Let’s be honest; the reason that MMA has not been legalized in some states and countries yet is due to the fact that people see it as a brutal, blood sport. The issue is this: people are uninformed and make assumptions without knowing the full range of the sport. These fighters are true athletes, those officiating are top trained referees, and for the most part, intelligent sanctioning bodies oversee all events.

In the United States and Canada, there have been congressmen and politicians that have complained without understanding the safety of the sport; yet there are other sports that have a track record for being even more brutal than MMA. Let us look at the closest sport to it—boxing—as an example. According to the Journal of Combative Sports, there have been 1,300+ deaths in the sport of boxing since the late 1800’s.
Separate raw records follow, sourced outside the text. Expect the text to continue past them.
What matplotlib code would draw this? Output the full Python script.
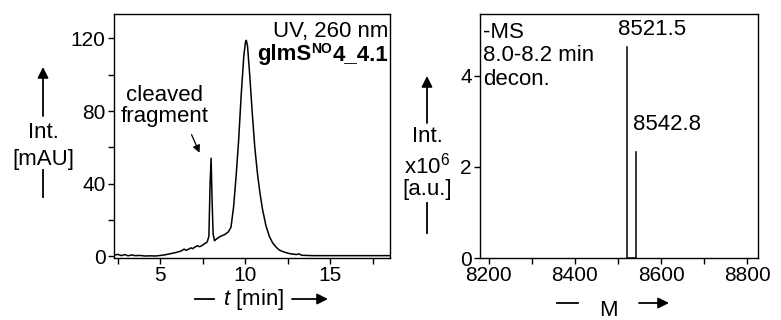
import matplotlib.pyplot as plt
from matplotlib.patches import FancyArrowPatch
from matplotlib.ticker import MultipleLocator

plt.rcParams['font.family'] = ['Liberation Sans', 'DejaVu Sans']
plt.rcParams['mathtext.fontset'] = 'custom'
plt.rcParams['mathtext.rm'] = 'Liberation Sans'
plt.rcParams['mathtext.it'] = 'Liberation Sans:italic'
plt.rcParams['mathtext.bf'] = 'Liberation Sans:bold'

# chromatogram (UV 260 nm)
t_min = [2.3, 2.5, 2.7, 2.9, 3.1, 3.3, 3.5, 3.8, 4.1, 4.4, 4.7, 5.0, 5.3, 5.6, 5.9, 6.2,
         6.4, 6.5, 6.6, 6.8, 6.9, 7.0, 7.2, 7.3, 7.4, 7.6, 7.75, 7.85, 7.92, 7.98, 8.04,
         8.1, 8.18, 8.3, 8.45, 8.6, 8.8, 9.0, 9.15, 9.3, 9.45, 9.6, 9.75, 9.9, 10.0,
         10.05, 10.12, 10.25, 10.4, 10.55, 10.7, 10.85, 11.0, 11.2, 11.4, 11.6, 11.8,
         12.0, 12.3, 12.6, 13.0, 13.15, 13.3, 14.0, 15.0, 16.0, 17.0, 18.5]
uv_mau = [0.6, 1.0, 0.3, 0.9, 0.2, 0.7, 0.3, 0.4, 0.1, 0.2, 0.1, 0.4, 0.8, 1.4, 2.0, 2.8,
          3.9, 3.2, 3.6, 4.6, 4.1, 4.9, 5.8, 5.2, 5.6, 6.9, 7.8, 11, 40, 54, 30,
          12, 8.5, 9.5, 10.5, 11.2, 12.0, 13.5, 16, 27, 44, 64, 89, 110, 118,
          119, 116, 100, 79, 60, 46, 35, 26, 17, 11, 7.3, 5.0,
          3.3, 2.2, 1.4, 0.9, 1.3, 0.5, 0.3, 0.3, 0.3, 0.3, 0.3]

# deconvoluted MS
ms_mass = [8521.5, 8542.8]
ms_int = [4.64, 2.33]
ms_labels = ['8521.5', '8542.8']

W, H = 781, 320
fig = plt.figure(figsize=(W / 100, H / 100), dpi=100)
FS = 16
TFS = 15


def fx(px):
    return px / W


def fy(py):
    return 1 - py / H


ax1 = fig.add_axes([fx(114), fy(258), fx(390) - fx(114), fy(14) - fy(258)])
ax2 = fig.add_axes([fx(480), fy(258), fx(758) - fx(480), fy(14) - fy(258)])

ax1.plot(t_min, uv_mau, color='black', lw=1.1)
ax1.set_xlim(2.27, 18.5)
ax1.set_ylim(-1, 133.5)
ax1.set_xticks([5, 10, 15])
ax1.xaxis.set_minor_locator(MultipleLocator(2.5))
ax1.set_yticks([0, 40, 80, 120])
ax1.yaxis.set_minor_locator(MultipleLocator(20))

# stick spectrum with baseline between the sticks
xs = [ms_mass[0], ms_mass[0], ms_mass[1], ms_mass[1]]
ys = [ms_int[0], 0, 0, ms_int[1]]
ax2.plot(xs, ys, color='black', lw=1.1)
ax2.set_xlim(8180, 8825)
ax2.set_ylim(0, 5.36)
ax2.set_xticks([8200, 8400, 8600, 8800])
ax2.xaxis.set_minor_locator(MultipleLocator(100))
ax2.set_yticks([0, 2, 4])
ax2.set_yticklabels(['0', '2', '4'])
label_shift = [(-21, 0.15), (-8, 0.37)]
for m, v, lab, (dx, dy) in zip(ms_mass, ms_int, ms_labels, label_shift):
    ax2.text(m + dx, v + dy, lab, ha='left', va='bottom', fontsize=FS)

for ax in (ax1, ax2):
    ax.tick_params(which='both', direction='out', length=4, width=1, labelsize=TFS, pad=2)
    for s in ax.spines.values():
        s.set_linewidth(1)

fig.text(fx(388), fy(37), 'UV, 260 nm', ha='right', va='baseline', fontsize=FS)

# sample name, built right to left so the superscript can be small
fig.canvas.draw()
rend = fig.canvas.get_renderer()
base_y = fy(60)
tail = fig.text(fx(388), base_y, '4_4.1', ha='right', va='baseline', fontsize=FS,
                fontweight='bold')
x_left = tail.get_window_extent(rend).x0 / fig.bbox.width
sup = fig.text(x_left, base_y + 7 / H, 'NO', ha='right', va='baseline', fontsize=10,
               fontweight='bold')
x_left = sup.get_window_extent(rend).x0 / fig.bbox.width
fig.text(x_left, base_y, 'glmS', ha='right', va='baseline', fontsize=FS, fontweight='bold')

ax1.text(5.25, 83, 'cleaved\nfragment', ha='center', va='center', fontsize=FS, linespacing=1.0)
ax1.annotate('', xy=(7.3, 57), xytext=(6.83, 67),
             arrowprops=dict(arrowstyle='-|>', color='black', lw=0.9, mutation_scale=11,
                             shrinkA=0, shrinkB=0))

fig.text(fx(483), fy(22), '-MS\n8.0-8.2 min\ndecon.', ha='left', va='top',
         fontsize=FS, linespacing=1.15)


# axis labels with arrows, in figure pixels
def arrow(x0, y0, x1, y1):
    fig.add_artist(FancyArrowPatch(
        (fx(x0), fy(y0)), (fx(x1), fy(y1)), transform=fig.transFigure,
        arrowstyle='-|>', mutation_scale=16, color='black', lw=1.3, shrinkA=0, shrinkB=0))


def line(x0, y0, x1, y1):
    fig.add_artist(plt.Line2D([fx(x0), fx(x1)], [fy(y0), fy(y1)],
                              transform=fig.transFigure, color='black', lw=1.3))


# left y label
arrow(43, 116, 43, 67)
fig.text(fx(43), fy(133), 'Int.', ha='center', va='center', fontsize=FS)
fig.text(fx(43), fy(160), '[mAU]', ha='center', va='center', fontsize=FS)
line(43, 170, 43, 197)

# right y label
arrow(427, 123, 427, 76)
fig.text(fx(427), fy(136), 'Int.', ha='center', va='center', fontsize=FS)
fig.text(fx(427), fy(166), r'x10$^6$', ha='center', va='center', fontsize=FS)
fig.text(fx(427), fy(190), '[a.u.]', ha='center', va='center', fontsize=FS)
line(427, 203, 427, 233)

# left x label
line(195, 299, 214, 299)
fig.text(fx(254), fy(299), r'$t$ [min]', ha='center', va='center', fontsize=FS)
arrow(292, 299, 328, 299)

# right x label
line(557, 303, 578, 303)
fig.text(fx(608), fy(311), 'M', ha='center', va='center', fontsize=FS)
arrow(639, 303, 669, 303)

fig.savefig('out.png', dpi=100)
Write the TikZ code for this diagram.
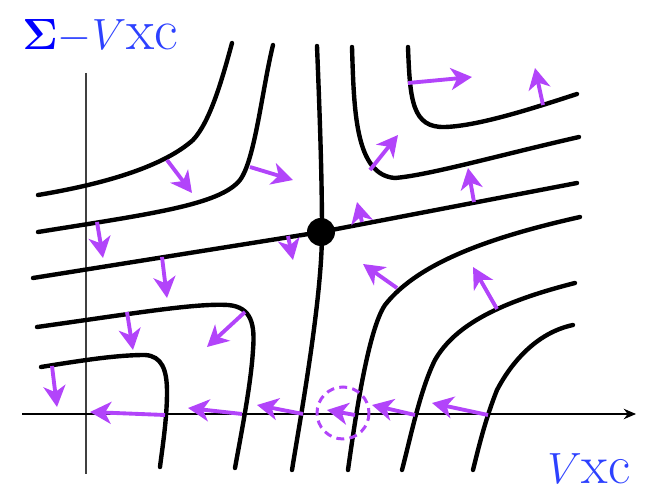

In the sport of MMA, there have been only three deaths, and two out of the three were in unsanctioned events outside of the United States and Canada. The third death led officials to find reports of preexisting injuries that ultimately led to the death of the fighter. So, if it is safety they are worried about, the numbers don’t lie: 1300 to 3. That is a pretty significant difference.

In Canada, the only argument to stand on is Section 83 of the laws:
83 (1) Engaging in prize fight
83 (1) Every one who
(a) engages as a principal in a prize fight,
(b) advises, encourages or promotes a prize fight, or
(c) is present at a prize fight as an aid, second, surgeon, umpire, backer or reporter, is guilty of an offence punishable on summary conviction.

It is absurd that we allow boxing matches, but not MMA. Think about this: many MMA matches end by submission, without even a punch being thrown. In MMA, if a fighter cannot intelligently defend himself, the fight is stopped. In boxing the fighter gets a 10 second count to regain consciousness, only to be knocked out again! So why do we allow legalization of boxing and not MMA?

Perhaps it’s time for governing authorities to take a long, hard look at how things truly are before jumping to conclusions.